→ **Problem to solve**: Review the listing and copy each line that holds the word "this".

→ **Dataset content**:
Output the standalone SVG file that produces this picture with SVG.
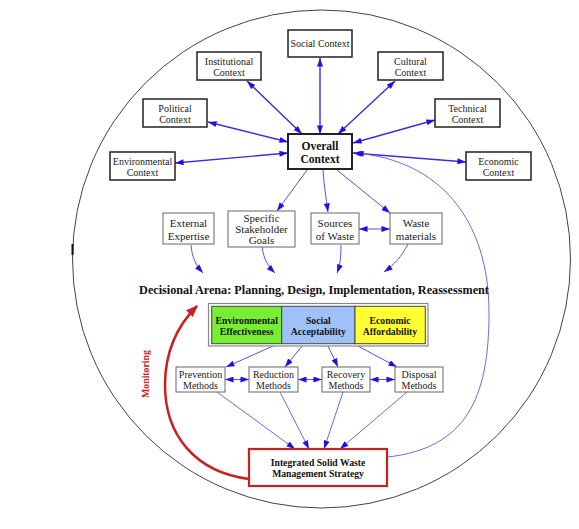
<svg xmlns="http://www.w3.org/2000/svg" width="579" height="529" viewBox="0 0 579 529">
<style>
text{font-family:"Liberation Serif","Times New Roman",serif;text-anchor:middle;fill:#222}
.ctx rect{fill:#fff;stroke:#222;stroke-width:1.5}
.ctx text{font-size:10px}
.sec rect{fill:#fff;stroke:#666;stroke-width:1}
.sec text{font-size:11px}
.met rect{fill:#fff;stroke:#666;stroke-width:1}
.met text{font-size:10px}
.b{font-weight:bold;fill:#111}
.up{fill:none;stroke:#3a2ee0;stroke-width:1.4}
.lo{fill:none;stroke:#5a50ea;stroke-width:1}
.lt{fill:none;stroke:#7068f0;stroke-width:1}
</style>
<defs>
<marker id="ah" viewBox="0 0 10 7" refX="10" refY="3.5" markerWidth="9" markerHeight="6" markerUnits="userSpaceOnUse" orient="auto-start-reverse">
<path d="M0,0 L10,3.5 L0,7 z" fill="#2010e8"/>
</marker>
<marker id="rh" viewBox="0 0 10 8" refX="9" refY="4" markerWidth="12" markerHeight="10" markerUnits="userSpaceOnUse" orient="auto">
<path d="M0,0 L10,4 L0,8 z" fill="#cc2020"/>
</marker>
</defs>
<rect width="579" height="529" fill="#fff"/>
<circle cx="321.5" cy="259" r="249" fill="none" stroke="#444" stroke-width="1"/>
<line x1="72.5" y1="244" x2="72.5" y2="255" stroke="#111" stroke-width="2"/>

<g id="connectors">
<path class="up" d="M320,58 L320,134" marker-start="url(#ah)" marker-end="url(#ah)"/>
<path class="up" d="M247,81 L302,134" marker-start="url(#ah)" marker-end="url(#ah)"/>
<path class="up" d="M395,81 L338,134" marker-start="url(#ah)" marker-end="url(#ah)"/>
<path class="up" d="M208,122 L288,142" marker-start="url(#ah)" marker-end="url(#ah)"/>
<path class="up" d="M435,120 L353,143" marker-start="url(#ah)" marker-end="url(#ah)"/>
<path class="up" d="M175,163 L288,153" marker-start="url(#ah)" marker-end="url(#ah)"/>
<path class="up" d="M353,153 L466,162" marker-start="url(#ah)" marker-end="url(#ah)"/>
<path class="lo" d="M307,170 L277,211" marker-end="url(#ah)"/>
<path class="lo" d="M323,170 C324,185 326,198 328,212" marker-end="url(#ah)"/>
<path class="lo" d="M337,170 L390,213" marker-end="url(#ah)"/>
<path class="lo" d="M359,229 L390,229" marker-start="url(#ah)" marker-end="url(#ah)"/>
<path class="lo" d="M191,245 C192,258 196,265 203,273" marker-end="url(#ah)"/>
<path class="lo" d="M262,247 C264,260 268,266 275,273" marker-end="url(#ah)"/>
<path class="lo" d="M341,245 C341,258 340,265 337,273" marker-end="url(#ah)"/>
<path class="lo" d="M408,244 C402,256 394,265 384,272" marker-end="url(#ah)"/>
<path class="lo" d="M273,346 L226,367" marker-end="url(#ah)"/>
<path class="lo" d="M302,346 L285,367" marker-end="url(#ah)"/>
<path class="lo" d="M328,346 L338,367" marker-end="url(#ah)"/>
<path class="lo" d="M358,346 L397,367" marker-end="url(#ah)"/>
<path class="lo" d="M225,379.5 L249,379.5" marker-start="url(#ah)" marker-end="url(#ah)"/>
<path class="lo" d="M298,379.5 L322,379.5" marker-start="url(#ah)" marker-end="url(#ah)"/>
<path class="lo" d="M370,379.5 L395,379.5" marker-start="url(#ah)" marker-end="url(#ah)"/>
<path class="lt" d="M217,392 L295,449" marker-end="url(#ah)"/>
<path class="lt" d="M280,392 L309,449" marker-end="url(#ah)"/>
<path class="lt" d="M343,392 L324,449" marker-end="url(#ah)"/>
<path class="lt" d="M407,392 L340,449" marker-end="url(#ah)"/>
<path class="lt" d="M388,457 C465,448 489,400 489,313 C489,220 440,160 355,153" marker-end="url(#ah)"/>
<path d="M249,479 C195,472 165,435 165,385 C165,350 178,325 197,306" fill="none" stroke="#cc2020" stroke-width="2.5" marker-end="url(#rh)"/>
</g>

<g id="social" class="ctx"><rect x="288" y="30" width="64" height="27"/><text x="320" y="47">Social Context</text></g>
<g id="institutional" class="ctx"><rect x="197" y="52" width="64" height="28"/><text x="229" y="64.5">Institutional</text><text x="229" y="75.5">Context</text></g>
<g id="cultural" class="ctx"><rect x="378" y="52" width="65" height="28"/><text x="410.5" y="64.5">Cultural</text><text x="410.5" y="75.5">Context</text></g>
<g id="political" class="ctx"><rect x="143" y="99" width="64" height="28"/><text x="175" y="111.5">Political</text><text x="175" y="122.5">Context</text></g>
<g id="technical" class="ctx"><rect x="435" y="99" width="65" height="28"/><text x="467.5" y="111.5">Technical</text><text x="467.5" y="122.5">Context</text></g>
<g id="environmental" class="ctx"><rect x="110" y="152" width="65" height="28"/><text x="142.5" y="164.5">Environmental</text><text x="142.5" y="175.5">Context</text></g>
<g id="economic" class="ctx"><rect x="466" y="152" width="65" height="28"/><text x="498.5" y="164.5">Economic</text><text x="498.5" y="175.5">Context</text></g>
<g id="overall"><rect x="288" y="134" width="64" height="35" fill="#fff" stroke="#222" stroke-width="2"/><text class="b" x="320" y="149.5" font-size="11.5">Overall</text><text class="b" x="320" y="162.5" font-size="11.5">Context</text></g>

<g id="external" class="sec"><rect x="163" y="213" width="51" height="31"/><text x="188.5" y="227">External</text><text x="188.5" y="239.5">Expertise</text></g>
<g id="stakeholder" class="sec"><rect x="228" y="211" width="67" height="36"/><text x="261.5" y="222">Specific</text><text x="261.5" y="233">Stakeholder</text><text x="261.5" y="244">Goals</text></g>
<g id="sources" class="sec"><rect x="311" y="213" width="48" height="31"/><text x="335" y="227">Sources</text><text x="335" y="239.5">of Waste</text></g>
<g id="waste" class="sec"><rect x="390" y="213" width="52" height="31"/><text x="416" y="227">Waste</text><text x="416" y="239.5">materials</text></g>

<g id="arena"><text class="b" x="314" y="294" font-size="12.2">Decisional Arena: Planning, Design, Implementation, Reassessment</text></g>

<g id="criteria">
<rect x="208.5" y="303.5" width="219.5" height="42.5" fill="#fff" stroke="#888" stroke-width="1.2"/>
<rect x="211.7" y="306.3" width="70" height="37.4" fill="#77ee33" stroke="#444" stroke-width="1"/>
<rect x="281.7" y="306.3" width="73.3" height="37.4" fill="#a0c0f8" stroke="#444" stroke-width="1"/>
<rect x="355" y="306.3" width="70.3" height="37.4" fill="#ffff33" stroke="#444" stroke-width="1"/>
<text class="b" x="246.7" y="324" font-size="9.7">Environmental</text><text class="b" x="246.7" y="334.5" font-size="9.7">Effectiveness</text>
<text class="b" x="318.3" y="324" font-size="9.7">Social</text><text class="b" x="318.3" y="334.5" font-size="9.7">Acceptability</text>
<text class="b" x="390" y="324" font-size="9.7">Economic</text><text class="b" x="390" y="334.5" font-size="9.7">Affordability</text>
</g>

<g id="prevention" class="met"><rect x="176" y="367" width="49" height="25"/><text x="200.5" y="378">Prevention</text><text x="200.5" y="389">Methods</text></g>
<g id="reduction" class="met"><rect x="249" y="367" width="49" height="25"/><text x="273.5" y="378">Reduction</text><text x="273.5" y="389">Methods</text></g>
<g id="recovery" class="met"><rect x="322" y="367" width="48" height="25"/><text x="346" y="378">Recovery</text><text x="346" y="389">Methods</text></g>
<g id="disposal" class="met"><rect x="395" y="367" width="48" height="25"/><text x="419" y="378">Disposal</text><text x="419" y="389">Methods</text></g>

<g id="iswms"><rect x="249" y="449" width="138" height="37" fill="#fff" stroke="#cc2020" stroke-width="2.2"/><text class="b" x="318" y="466" font-size="9.7">Integrated Solid Waste</text><text class="b" x="318" y="477" font-size="9.7">Management Strategy</text></g>

<g id="monitoring"><text class="b" transform="translate(148.5,374) rotate(-90)" font-size="9.8" style="fill:#cc2020">Monitoring</text></g>
</svg>
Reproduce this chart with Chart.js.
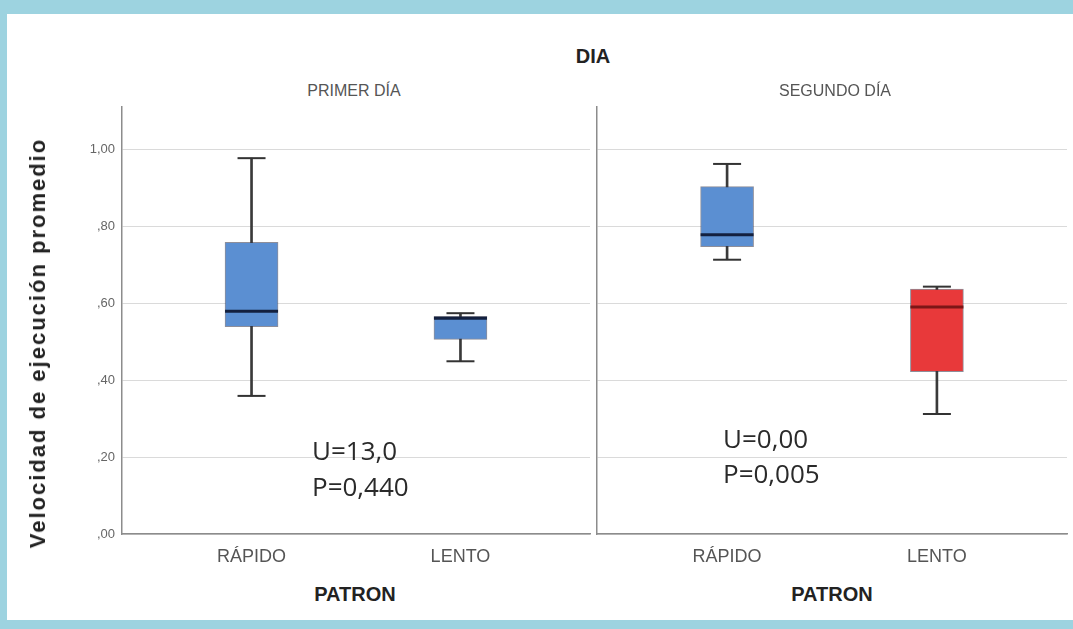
<!DOCTYPE html>
<html>
<head>
<meta charset="utf-8">
<script src="https://cdn.jsdelivr.net/npm/chart.js@4"></script>
<style>
html,body{margin:0;padding:0;width:1073px;height:629px;overflow:hidden;background:#9dd3e0;font-family:"Liberation Sans",Arial,sans-serif;}
#panel{position:absolute;left:7px;top:14px;width:1066px;height:606px;background:#fff;}
canvas{position:absolute;}
.t{position:absolute;white-space:nowrap;transform:translate(-50%,-50%);line-height:1;}
.a{position:absolute;white-space:nowrap;font-family:"Open Sans",sans-serif;font-size:26px;color:#2a2a2a;line-height:1;transform:translateY(-50%);}
</style>
</head>
<body>
<div id="panel"></div>
<div style="position:absolute;left:0;top:100px;width:596px;height:470px;"><canvas id="c1" width="596" height="470"></canvas></div>
<div style="position:absolute;left:590px;top:100px;width:483px;height:470px;"><canvas id="c2" width="483" height="470"></canvas></div>

<div class="t" style="left:593px;top:56px;font-weight:bold;font-size:20px;color:#222;">DIA</div>
<div class="t" style="left:354px;top:91px;font-size:16px;color:#555;">PRIMER DÍA</div>
<div class="t" style="left:835px;top:91px;font-size:16px;color:#555;">SEGUNDO DÍA</div>
<div class="t" style="left:355px;top:594px;font-weight:bold;font-size:20px;color:#222;">PATRON</div>
<div class="t" style="left:832px;top:594px;font-weight:bold;font-size:20px;color:#222;">PATRON</div>
<div class="t" style="left:38px;top:343px;font-weight:bold;font-size:22px;letter-spacing:2px;color:#222;transform:translate(-50%,-50%) rotate(-90deg);">Velocidad de ejecución promedio</div>

<div class="a" style="left:312px;top:450px;">U=13,0</div>
<div class="a" style="left:312px;top:486px;">P=0,440</div>
<div class="a" style="left:723px;top:438px;">U=0,00</div>
<div class="a" style="left:723px;top:473px;">P=0,005</div>

<script>
const categories = ['RÁPIDO', 'LENTO'];
const yTickValues = [0, 0.2, 0.4, 0.6, 0.8, 1.0];

// PRIMER DÍA
const primerMin = [0.359, 0.449];
const primerQ1  = [0.539, 0.506];
const primerMed = [0.579, 0.561];
const primerQ3  = [0.758, 0.566];
const primerMax = [0.977, 0.574];

// SEGUNDO DÍA
const segundoMin = [0.713, 0.312];
const segundoQ1  = [0.747, 0.422];
const segundoMed = [0.778, 0.590];
const segundoQ3  = [0.903, 0.637];
const segundoMax = [0.962, 0.643];

const BLUE = '#5b8fd2', RED = '#e8393a';
const MED_BLUE = '#13203f', MED_RED = '#7d1616';
const primerColors = [BLUE, BLUE];
const segundoColors = [BLUE, RED];
const primerMedColors = [MED_BLUE, MED_BLUE];
const segundoMedColors = [MED_BLUE, MED_RED];

function fmt(v){
  let s = v.toFixed(2).replace('.', ',');
  if (s.startsWith('0')) s = s.slice(1);
  return s;
}

function buildConfig(mn, q1, md, q3, mx, colors, medColors, showY){
  const idx = categories.map((c,i)=>i);
  return {
    type: 'bar',
    data: {
      datasets: [
        { type:'scatter', order:0, data: idx.map(i=>({x:i,y:md[i]})),
          pointStyle:'line', pointRadius:26.5, pointHoverRadius:26.5, pointBorderWidth:3, pointHoverBorderWidth:3,
          pointBorderColor: medColors, pointBackgroundColor: medColors },
        { type:'scatter', order:0, data: idx.map(i=>({x:i,y:mx[i]})).concat(idx.map(i=>({x:i,y:mn[i]}))),
          pointStyle:'line', pointRadius:14, pointHoverRadius:14, pointBorderWidth:2, pointHoverBorderWidth:2,
          pointBorderColor:'#333', pointBackgroundColor:'#333' },
        { type:'bar', order:1, grouped:false, data: idx.map(i=>({x:i,y:[q1[i],q3[i]]})),
          backgroundColor: colors, borderColor:'rgba(50,50,70,0.55)', borderWidth:1, borderSkipped:false, barThickness:53 },
        { type:'bar', order:2, grouped:false, data: idx.map(i=>({x:i,y:[mn[i],mx[i]]})),
          backgroundColor:'#3a3a3a', borderWidth:0, barThickness:2 }
      ]
    },
    options: {
      responsive:false, animation:false,
      layout:{ autoPadding:false, padding:{ top:7, right:6, left:0, bottom:0 } },
      plugins:{ legend:{display:false}, tooltip:{enabled:false}, title:{display:false} },
      scales:{
        x:{ type:'linear', min:-0.62, max:1.62, offset:false,
            afterBuildTicks:(s)=>{ s.ticks = idx.map(i=>({value:i})); },
            afterFit:(s)=>{ s.height = 36; s.paddingLeft = 0; s.paddingRight = 0; },
            grid:{ display:false, drawTicks:false },
            border:{ display:true, color:'#8c8c8c', width:1.5 },
            ticks:{ padding:12, color:'#555', font:{ family:'"Liberation Sans", Arial, sans-serif', size:18 },
                    callback:(v)=>categories[v] ?? '', autoSkip:false, maxRotation:0 } },
        y:{ type:'linear', min:0, max:1.11,
            afterBuildTicks:(s)=>{ s.ticks = yTickValues.map(v=>({value:v})); },
            afterFit:(s)=>{ s.width = showY ? 122 : 7; s.paddingTop = 0; s.paddingBottom = 0; },
            grid:{ color:'#dadada', lineWidth:1, drawTicks:false },
            border:{ display:true, color:'#8c8c8c', width:1.5 },
            ticks:{ display:showY, padding:7, color:'#666', font:{ family:'"Liberation Sans", Arial, sans-serif', size:13 },
                    callback:(v)=>fmt(v) } }
      }
    }
  };
}

new Chart(document.getElementById('c1'), buildConfig(primerMin, primerQ1, primerMed, primerQ3, primerMax, primerColors, primerMedColors, true));
new Chart(document.getElementById('c2'), buildConfig(segundoMin, segundoQ1, segundoMed, segundoQ3, segundoMax, segundoColors, segundoMedColors, false));
</script>
</body>
</html>
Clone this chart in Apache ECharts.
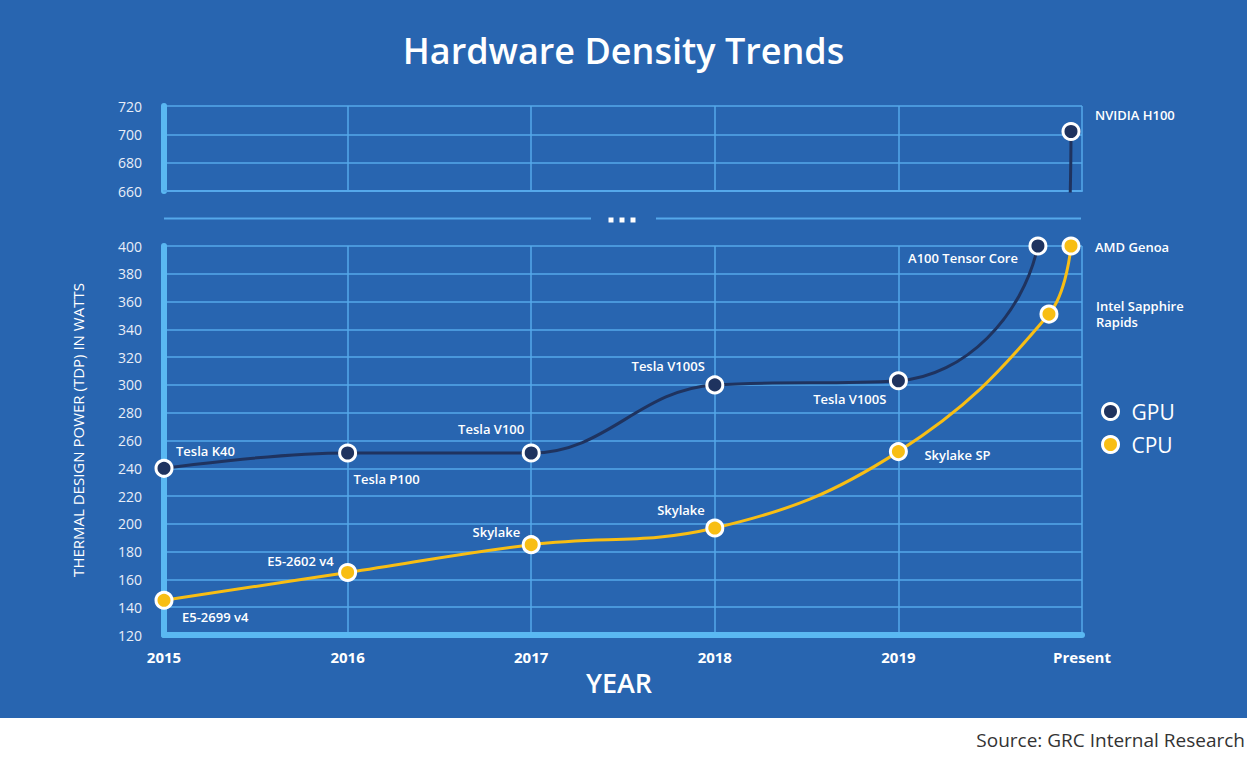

→ **Answer to the problem**:
Output the standalone SVG file that produces this picture with SVG.
Reproduce this chart with Chart.js.
Clone this chart in Apache ECharts.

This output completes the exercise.